When Dropbox first signed on as a Circle the Schools partner in 2014, we asked that employees do about three to five activities throughout the year.
Dropbox quickly soared right through that requirement, and now the company is deeply involved with programs, clubs and classes throughout Mission High School.
“Dropbox has been an incredible partner to Mission High,” said Principal Eric Guthertz, who nominated the company for a Distinguished Service Award. “They have supported our students with tutoring, assistance in our computer courses, sponsoring our Student of the Month lunches, helping with coding classes, assisting with our Technovation club, leading tours of their facilities with our students, and supporting us in writing grants.”
Dropbox even partnered with the school to create a “hackers lab.” Dropbox contributed the expertise of its engineering and design department to help the school figure out what the space should look and feel like. The company contributed to the lab’s curriculum and donated funds to help build it.
And the list keeps growing. “So many people at Dropbox are really hungry to get involved,” explained Joe Wheeler, Corporate Social Responsibility Associate at Dropbox.
So much so that this year, the company started setting aside time for employees to serve as one-on-one college and career coaches for students. Volunteer coaches support students as they research universities and jobs and help them map out pathways to achieve their goals for after high school.

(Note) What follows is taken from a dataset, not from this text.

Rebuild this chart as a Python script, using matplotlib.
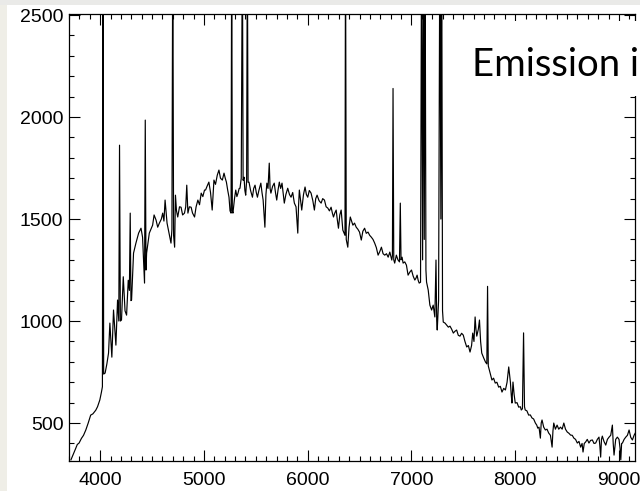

Take Dominic, who works on the financial team at Dropbox, and Jadon, a 10th grade student at Mission. When Jadon first started meeting with Dominic, he knew he was interested in computers, but not necessarily where those interests might lead him. Jadon has been tinkering with computers since the age of 12 and thought he might want to work in tech. Through in-person meetings and over email, Jadon and Dominic have brainstormed and discussed ideas like whether he should work for a big tech company, or maybe start his own. Perhaps he could go to UC Berkeley. Jadon said with Dominic’s help he’s been able to whittle things down and map out a path.
“At first, I didn’t know what I wanted to do for college and career,” Jadon said. “But thanks to Dominic, I’m like, I’m totally sure.” And the first step toward achieving his dreams? He just applied for an internship for the summer, where, if he gets it, he will work on computer hardware.
Circle the Schools has helped open the door for Dropbox to get even further involved at Mission, Joe said. For example, two Dropbox employees volunteer in Tera Freedman’s 1st period programming class each week and lend their knowledge and skills to help students learn computer languages like Python.
“Kids adore them,” Ms. Freedman said.
Ms. Freedman’s class even went on a visit to Dropbox’s offices. Students heard from employees what it was like to work at Dropbox, what college is like and how to survive the first day at a new job.
For many of her students, Ms. Freedman said seeing one of their classroom tutors in his actual work environment made a big impression.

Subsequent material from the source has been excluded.